Трагедия всей жизни Агнес заключалась в том, что она была пухленькая. Нет, боже упаси, не вовсе болезненно одутловатая уродина, сотрясающаяся при смехе и колыхающаяся при ходьбе! Все ее излишки вполне объяснялись щенячьим жиром, и, строго говоря, она была вполне хорошенькой молоденькой девушкой с детскими ямочками на щеках, маленькими ручками и ножками, копной черных кудрей и кожей нежнее персиковой кожуры. Таким причмокивают вслед. Таких щиплют в укромном уголке, и им полагается громко, с удовольствием взвизгивать. И никто на свете не выберет такую девушку возвышенной героиней романа. Агнес ненавидела свое тело: оно никому не позволяло заметить, что она-то как раз и есть самая настоящая благородная принцесса. Оно провоцировало на скотство. Она была задумчива и молчалива, тогда как окружающие почему-то полагали, что она глупа и жеманна. Она бы хотела зваться как-нибудь красиво: Цецилией, например, Патрицией или Милисентой, Глорией или Онор, и досадовала на родителей, отчаявшихся получить долгожданного сына и выпихнувших ее в мир под первым попавшимся, да еще и простонародным именем.
И вот теперь, когда грум подсадил ее в седло, с привычным гоготком пихнув в мягкую попу и отпустив такую шуточку, на какую она никогда бы не рискнула пожаловаться отцу, потому что никогда не смогла бы повторить сказанное вслух, она осталась одна меж двумя группами, первая из которых жаждала что есть мочи рвануться вперед и скрыться из глаз, а вторая не чаяла поскорее отстать и тихо-тихо разъехаться по перелескам.

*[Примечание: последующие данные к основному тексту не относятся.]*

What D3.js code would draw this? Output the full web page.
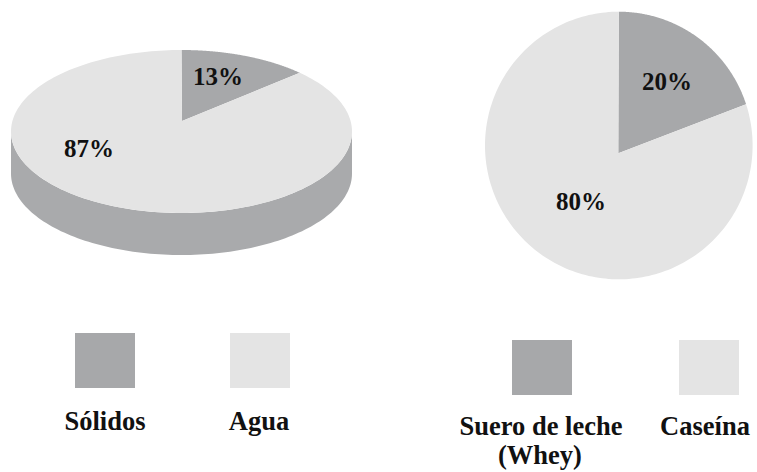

И вначале все было хорошо. Ее низенькая спокойная кобылка невозмутимо топала по твердой тропке, и казалось, что нет ничего проще, чем развернуть ее головой туда, где сейчас раскачивался подстриженный хвост, и вернуться своим следом, когда ей в самом деле надоест такая охота. Любуясь рисунком темных сосен на бледно-бирюзовом небе, Агнес вела куртуазный диалог за себя и за своего воображаемого кавалера, который, с какой стороны ни глянь, по сравнению с реальными обладал рядом неоспоримых достоинств. Во-первых, он говорил лишь то, что ей хотелось бы слышать. Во-вторых, он был таким, каким ей хотелось бы его видеть. То есть самим совершенством. Он не дышал чесноком, не распускал руки, не хвастал на каждом шагу статями своего коня, былыми охотничьими трофеями, богатством наряда и рыцарскими доблестями. Он ехал по тропке следом за ней, чуть отставая и любуясь изгибом ее стана. М-м, не надо о стане. И когда она наконец сообщила ему, что утомлена и желала бы вернуться домой, не возразил и словом.
Вот тут-то ее и подстерегал неприятный сюрприз. Оказалось, ее учтивый кавалер не удосужился запомнить обратную дорогу. О том, чтобы сделать это самой, не могло быть и речи: дама не обязана утруждать себя подобными низменными мелочами, ей пристало щебетать о милых многозначительных пустяках. Что она и делала всю дорогу. И вообще… он куда-то исчез! А вот это было уже совсем нехорошо. Она положительно не помнила, на какую из веером расходящихся тропинок ей приспичило свернуть полчаса назад.
Они поступила так, как и вы, без сомнения, поступили бы на ее месте. В самом деле, трудно было бы поверить, что кто-нибудь найдет ее, если она замрет здесь на месте, а потому Агнес пустила кобылу наугад, положившись на ее так называемую тягу к родному стойлу.
По всей видимости, ее Флокси упомянутая тяга чужда была в той же степени, что и ей самой, потому что спустя полчаса после акта столь высокого доверия Агнес и вовсе перестала узнавать окрестные места. Она явно не проезжала здесь. Весело стрекотали непуганые белки, птичий гомон яснее слов говорил, что жизнь его продолжается обычным чередом, и тревога ее балансировала на грани паники, никак не переваливая ни в одну, ни в другую сторону. Агнес успокаивала себя тем, что тропинка обязательно выведет ее к какой-нибудь деревушке, а там уж с нее отряхнут пылинки и позаботятся в целости доставить домой: не каждому и не каждый раз удается спасти герцогскую дочь. Во всяком случае, то, что недоглядевшие сестры поторопятся выставить ее в отцовских глазах виноватой, беспокоило ее куда больше.